→ **GIVEN INSTRUCTION**: In the listing that follows, retype every line from the first through the one containing "ax = fig.add_axes([0.165, 0.0439, 0.835, 0.9404])". Pictures are to be left out.

→ **DATASET**:
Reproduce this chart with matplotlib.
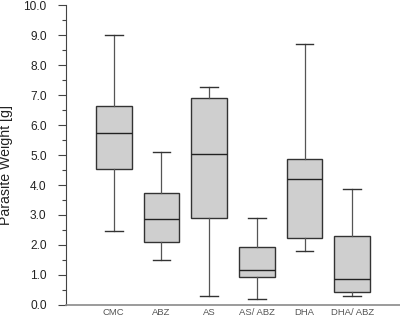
import matplotlib
matplotlib.use("Agg")
import matplotlib.pyplot as plt
from matplotlib.ticker import MultipleLocator

categories = ["CMC", "ABZ", "AS", "AS/ ABZ", "DHA", "DHA/ ABZ"]
whislo = [2.48, 1.49, 0.29, 0.20, 1.80, 0.29]
q1     = [4.53, 2.10, 2.89, 0.94, 2.22, 0.43]
med    = [5.72, 2.86, 5.02, 1.17, 4.21, 0.87]
q3     = [6.62, 3.73, 6.89, 1.93, 4.87, 2.29]
whishi = [9.00, 5.09, 7.28, 2.89, 8.69, 3.88]
yticks = [0, 1, 2, 3, 4, 5, 6, 7, 8, 9, 10]

plt.rcParams['font.family'] = ['Liberation Sans', 'DejaVu Sans']

fig = plt.figure(figsize=(4.0, 3.19), dpi=100)
ax = fig.add_axes([0.165, 0.0439, 0.835, 0.9404])

stats = []
for i, c in enumerate(categories):
    stats.append(dict(label=c, whislo=whislo[i], q1=q1[i], med=med[i],
                      q3=q3[i], whishi=whishi[i], fliers=[]))

ec = '#333333'
ax.bxp(stats, positions=range(1, len(categories) + 1), widths=0.75,
       patch_artist=True, showfliers=False,
       boxprops=dict(facecolor='#cfcfcf', edgecolor=ec, linewidth=1.0),
       medianprops=dict(color='#222222', linewidth=1.0),
       whiskerprops=dict(color='#555555', linewidth=0.9),
       capprops=dict(color='#333333', linewidth=1.0),
       capwidths=0.37)

ax.set_xlim(0, 7)
ax.set_ylim(0, 10)
ax.set_yticks(yticks)
ax.set_yticklabels([f"{v:.1f}" for v in yticks], fontsize=8.6, color='#222222')
ax.yaxis.set_minor_locator(MultipleLocator(0.5))
ax.tick_params(axis='y', which='major', length=6, width=0.8, color='#444444', pad=8)
ax.tick_params(axis='y', which='minor', length=3, width=0.8, color='#444444')
ax.tick_params(axis='x', length=0, labelsize=6.8, labelcolor='#555555', pad=2.5)

ax.spines['top'].set_visible(False)
ax.spines['right'].set_visible(False)
ax.spines['left'].set_color('#444444')
ax.spines['left'].set_linewidth(0.8)
ax.spines['bottom'].set_color('#8a8a8a')
ax.spines['bottom'].set_linewidth(1.2)

ax.set_ylabel("Parasite Weight [g]", fontsize=10.2, color='#222222')
ax.yaxis.set_label_coords(-0.158, 0.467)

fig.savefig("out.png", dpi=100)
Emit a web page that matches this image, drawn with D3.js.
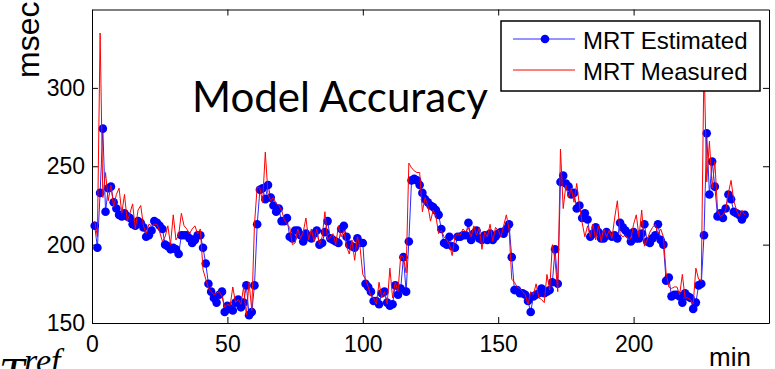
<!DOCTYPE html>
<html>
<head>
<meta charset="utf-8">
<script src="https://cdn.jsdelivr.net/npm/d3@7"></script>
<style>
  body { margin: 0; background: #fff; }
  svg { display: block; }
  .axis text { font-family: "Liberation Sans", Arial, sans-serif; font-size: 23px; fill: #000; }
  .axis path, .axis line { stroke: #000; }
  .label { font-family: "Liberation Sans", Arial, sans-serif; fill: #000; }
</style>
</head>
<body>
<svg id="chart" width="775" height="369"></svg>
<script>
// one sample per minute, starting at minute 1
const firstMinute = 1;

const estimated = [
  212, 198, 233, 274, 221, 236, 237, 227, 223, 219,
  218, 220, 218, 217, 213, 212, 215, 214, 211, 205,
  206, 209, 215, 214, 212, 210, 200, 199, 197, 198,
  197, 194, 206, 206, 206, 204, 201, 203, 206, 206,
  198, 188, 175, 170, 166, 163, 168, 170, 157, 161,
  159, 158, 163, 165, 160, 163, 174, 155, 157, 174,
  213, 235, 236, 229, 238, 230, 225, 221, 223, 215,
  215, 217, 205, 204, 209, 209, 206, 202, 207, 205,
  204, 207, 209, 200, 201, 208, 215, 204, 203, 202,
  201, 210, 212, 205, 200, 199, 198, 204, 201, 201,
  175, 173, 170, 164, 164, 162, 169, 170, 163, 161,
  162, 174, 168, 172, 192, 170, 202, 241, 242, 241,
  238, 233, 229, 227, 225, 224, 222, 219, 210, 201,
  200, 205, 199, 198, 205, 205, 206, 206, 214, 203,
  207, 209, 204, 203, 206, 203, 207, 203, 205, 207,
  208, 207, 210, 213, 192, 171, 171, 169, 169, 168,
  164, 157, 167, 168, 169, 172, 169, 170, 171, 176,
  197, 175, 240, 244, 239, 237, 232, 233, 223, 225,
  217, 220, 216, 205, 207, 211, 208, 204, 204, 208,
  206, 205, 206, 204, 214, 211, 209, 207, 202, 208,
  204, 204, 207, 213, 202, 201, 204, 206, 213, 203,
  200, 177, 179, 167, 168, 168, 167, 163, 169, 167,
  166, 159, 163, 174, 175, 206, 271, 232, 253, 237,
  218, 220, 217, 223, 232, 229, 221, 220, 219, 216,
  219
];

const measured = [
  215, 205, 335, 230, 246, 228, 238, 224, 232, 236,
  220, 232, 215, 220, 226, 210, 222, 225, 212, 207,
  213, 212, 213, 213, 208, 202, 205, 212, 200, 219,
  203, 206, 220, 212, 210, 207, 210, 212, 207, 210,
  184, 178, 172, 170, 168, 169, 170, 167, 160, 162,
  161, 173, 163, 165, 162, 173, 155, 176, 158, 213,
  237, 236, 227, 259, 232, 228, 230, 226, 225, 222,
  216, 213, 211, 200, 201, 210, 204, 208, 217, 203,
  210, 202, 210, 200, 205, 221, 203, 205, 207, 200,
  212, 205, 209, 199, 194, 203, 190, 205, 198, 181,
  178, 173, 167, 166, 162, 176, 166, 170, 162, 185,
  166, 176, 170, 193, 192, 182, 252, 249, 247, 246,
  246, 221, 230, 225, 215, 222, 218, 207, 209, 205,
  203, 200, 193, 205, 207, 206, 210, 208, 211, 205,
  212, 206, 211, 197, 208, 205, 213, 202, 211, 209,
  205, 212, 219, 210, 178, 176, 173, 172, 170, 168,
  162, 170, 168, 175, 166, 165, 163, 181, 171, 200,
  190, 170, 261, 223, 238, 230, 236, 227, 239, 225,
  214, 205, 212, 205, 213, 203, 212, 202, 210, 205,
  209, 204, 217, 228, 207, 205, 206, 203, 204, 213,
  219, 205, 222, 199, 203, 208, 211, 213, 207, 210,
  205, 182, 173, 172, 173, 173, 168, 181, 166, 166,
  165, 162, 185, 178, 177, 318, 240, 266, 236, 253,
  222, 218, 219, 222, 233, 241, 228, 222, 218, 222,
  219
];

const xTicks = [0, 50, 100, 150, 200];
const yTicks = [150, 200, 250, 300];
const seriesNames = ['MRT Estimated', 'MRT Measured'];

const margin = { top: 9.5, right: 6, bottom: 46, left: 92 };
const width = 775 - margin.left - margin.right;
const height = 369 - margin.top - margin.bottom;

const svg = d3.select('#chart')
  .append('g')
  .attr('transform', `translate(${margin.left},${margin.top})`);

const x = d3.scaleLinear().domain([0, 250]).range([0, width]);
const y = d3.scaleLinear().domain([150, 350]).range([height, 0]);

// matlab style box with inward ticks on all sides
svg.append('g')
  .attr('class', 'axis')
  .attr('transform', `translate(0,${height})`)
  .call(d3.axisBottom(x).tickValues(xTicks).tickSizeInner(-6).tickSizeOuter(0).tickPadding(13));

svg.append('g')
  .attr('class', 'axis')
  .call(d3.axisLeft(y).tickValues(yTicks).tickSizeInner(-6).tickSizeOuter(0).tickPadding(7));

svg.append('g')
  .attr('class', 'axis')
  .call(d3.axisTop(x).tickValues(xTicks).tickSizeInner(-6).tickSizeOuter(0).tickFormat(''));

svg.append('g')
  .attr('class', 'axis')
  .attr('transform', `translate(${width},0)`)
  .call(d3.axisRight(y).tickValues(yTicks).tickSizeInner(-6).tickSizeOuter(0).tickFormat(''));

const line = d3.line()
  .x((d, i) => x(firstMinute + i))
  .y(d => y(d));

svg.append('path')
  .datum(estimated)
  .attr('fill', 'none')
  .attr('stroke', '#2a2aff')
  .attr('stroke-width', 1)
  .attr('d', line);

svg.selectAll('.dot')
  .data(estimated)
  .enter().append('circle')
  .attr('class', 'dot')
  .attr('cx', (d, i) => x(firstMinute + i))
  .attr('cy', d => y(d))
  .attr('r', 4.3)
  .attr('fill', '#0000ff');

svg.append('path')
  .datum(measured)
  .attr('fill', 'none')
  .attr('stroke', '#ff0000')
  .attr('stroke-width', 1)
  .attr('d', line);

// title inside the plot
svg.append('text')
  .attr('x', 100)
  .attr('y', 102)
  .attr('textLength', 296)
  .attr('lengthAdjust', 'spacingAndGlyphs')
  .style('font-family', 'Lato, "DejaVu Sans", sans-serif')
  .style('font-size', '42px')
  .text('Model Accuracy');

// legend
const legend = svg.append('g').attr('transform', 'translate(409,11.5)');
legend.append('rect')
  .attr('width', 259)
  .attr('height', 70)
  .attr('fill', '#fff')
  .attr('stroke', '#000')
  .attr('stroke-width', 1.5);

const rows = legend.selectAll('.row')
  .data(seriesNames)
  .enter().append('g')
  .attr('transform', (d, i) => `translate(0,${18 + i * 31})`);

rows.append('line')
  .attr('x1', 12).attr('x2', 74)
  .attr('stroke', (d, i) => i === 0 ? '#2a2aff' : '#ff0000')
  .attr('stroke-width', 1);

rows.filter((d, i) => i === 0).append('circle')
  .attr('cx', 44).attr('r', 4.3).attr('fill', '#0000ff');

rows.append('text')
  .attr('class', 'label')
  .attr('x', 82)
  .attr('y', 10)
  .style('font-size', '24px')
  .text(d => d);

// axis labels
d3.select('#chart').append('text')
  .attr('class', 'label')
  .attr('transform', 'translate(39,78) rotate(-90)')
  .style('font-size', '32px')
  .text('msec');

d3.select('#chart').append('text')
  .attr('class', 'label')
  .attr('x', 730)
  .attr('y', 366)
  .attr('text-anchor', 'middle')
  .style('font-size', '26px')
  .text('min');

// T^ref label in the lower left corner, cut by the frame as in the source
const tref = d3.select('#chart').append('text')
  .style('font-family', '"Liberation Serif", "Times New Roman", serif')
  .style('font-style', 'italic');
tref.append('tspan').attr('x', -1).attr('y', 388).style('font-size', '45px').text('T');
tref.append('tspan').attr('x', 24).attr('y', 372).style('font-size', '34px').text('ref');
</script>
</body>
</html>
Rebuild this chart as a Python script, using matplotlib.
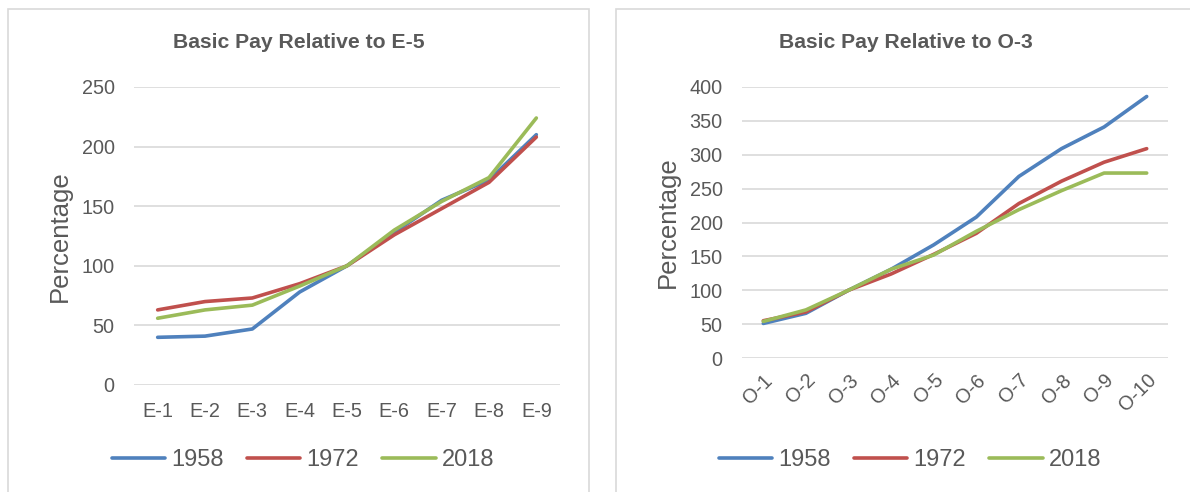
import matplotlib
matplotlib.use('Agg')
import matplotlib.pyplot as plt
from matplotlib.patches import Rectangle

plt.rcParams['font.family'] = ['Liberation Sans', 'DejaVu Sans']

# grades and basic pay as a percentage of the reference grade
enlisted = ['E-1', 'E-2', 'E-3', 'E-4', 'E-5', 'E-6', 'E-7', 'E-8', 'E-9']
enl_1958 = [40, 41, 47, 78, 100, 128, 155, 172, 210]
enl_1972 = [63, 70, 73, 85, 100, 126, 148, 170, 208]
enl_2018 = [56, 63, 67, 83, 100, 130, 154, 174, 224]

officers = ['O-1', 'O-2', 'O-3', 'O-4', 'O-5', 'O-6', 'O-7', 'O-8', 'O-9', 'O-10']
off_1958 = [51, 66, 100, 131, 167, 208, 268, 309, 341, 386]
off_1972 = [55, 68, 100, 124, 153, 184, 228, 261, 289, 309]
off_2018 = [54, 71, 100, 131, 152, 187, 219, 247, 273, 273]

years = ['1958', '1972', '2018']
colors = ['#4F81BD', '#C0504D', '#9BBB59']
TXT = '#595959'
GRID = '#D9D9D9'

W, H = 1190, 492
fig = plt.figure(figsize=(W / 100, H / 100), dpi=100)
fig.patch.set_facecolor('white')

def px(x0, y_top, w, h):
    return [x0 / W, 1 - (y_top + h) / H, w / W, h / H]

# chart frames
fig.add_artist(Rectangle((8 / W, -0.1), (589 - 8) / W, 1.1 - 9 / H, transform=fig.transFigure,
                         fill=False, ec=GRID, lw=1.2))
fig.add_artist(Rectangle((616 / W, -0.1), 0.6, 1.1 - 9 / H, transform=fig.transFigure,
                         fill=False, ec=GRID, lw=1.2))

def panel(rect, cats, series, ymax, step, title, title_x, leg_x, rotate=False):
    ax = fig.add_axes(rect)
    x = range(len(cats))
    for vals, c, lab in zip(series, colors, years):
        ax.plot(x, vals, color=c, lw=2.6, label=lab, solid_capstyle='round')
    ax.set_xlim(-0.5, len(cats) - 0.5)
    ax.set_ylim(0, ymax)
    ax.set_yticks(range(0, ymax + 1, step))
    ax.yaxis.grid(True, color=GRID, lw=1.2)
    ax.set_axisbelow(True)
    for s in ax.spines.values():
        s.set_visible(False)
    ax.tick_params(axis='y', length=0, pad=14, labelsize=14.3, labelcolor=TXT)
    ax.set_xticks(list(x))
    if rotate:
        ax.set_xticklabels(cats, rotation=45, ha='right', va='top', rotation_mode='anchor')
        ax.tick_params(axis='x', length=0, pad=9, labelsize=14.3, labelcolor=TXT)
    else:
        ax.set_xticklabels(cats)
        ax.tick_params(axis='x', length=0, pad=12, labelsize=14.3, labelcolor=TXT)
    ax.set_ylabel('Percentage', fontsize=18.5, color=TXT, va='center')
    ax.yaxis.set_label_coords(-0.175, 0.5)
    fig.text(title_x / W, 1 - 42 / H, title, ha='center', va='center',
             fontsize=15.2, fontweight='bold', color=TXT)
    h, l = ax.get_legend_handles_labels()
    fig.legend(h, l, loc='center', bbox_to_anchor=(leg_x / W, 1 - 460 / H), ncol=3,
               frameon=False, fontsize=17, labelcolor=TXT, handlelength=2.25,
               handletextpad=0.25, columnspacing=1.0)
    return ax

panel(px(134, 87, 426, 298), enlisted, [enl_1958, enl_1972, enl_2018], 250, 50,
      'Basic Pay Relative to E-5', 298.5, 303)
panel(px(742, 87, 426, 271), officers, [off_1958, off_1972, off_2018], 400, 50,
      'Basic Pay Relative to O-3', 906, 910, rotate=True)

fig.savefig('out.png', dpi=100, facecolor='white')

→ **REPLY TO THE TASK**:
Reproduce this chart with matplotlib.
import matplotlib
matplotlib.use("Agg")
import matplotlib.pyplot as plt
from matplotlib.ticker import MultipleLocator

categories = ["CMC", "ABZ", "AS", "AS/ ABZ", "DHA", "DHA/ ABZ"]
whislo = [2.48, 1.49, 0.29, 0.20, 1.80, 0.29]
q1     = [4.53, 2.10, 2.89, 0.94, 2.22, 0.43]
med    = [5.72, 2.86, 5.02, 1.17, 4.21, 0.87]
q3     = [6.62, 3.73, 6.89, 1.93, 4.87, 2.29]
whishi = [9.00, 5.09, 7.28, 2.89, 8.69, 3.88]
yticks = [0, 1, 2, 3, 4, 5, 6, 7, 8, 9, 10]

plt.rcParams['font.family'] = ['Liberation Sans', 'DejaVu Sans']

fig = plt.figure(figsize=(4.0, 3.19), dpi=100)
ax = fig.add_axes([0.165, 0.0439, 0.835, 0.9404])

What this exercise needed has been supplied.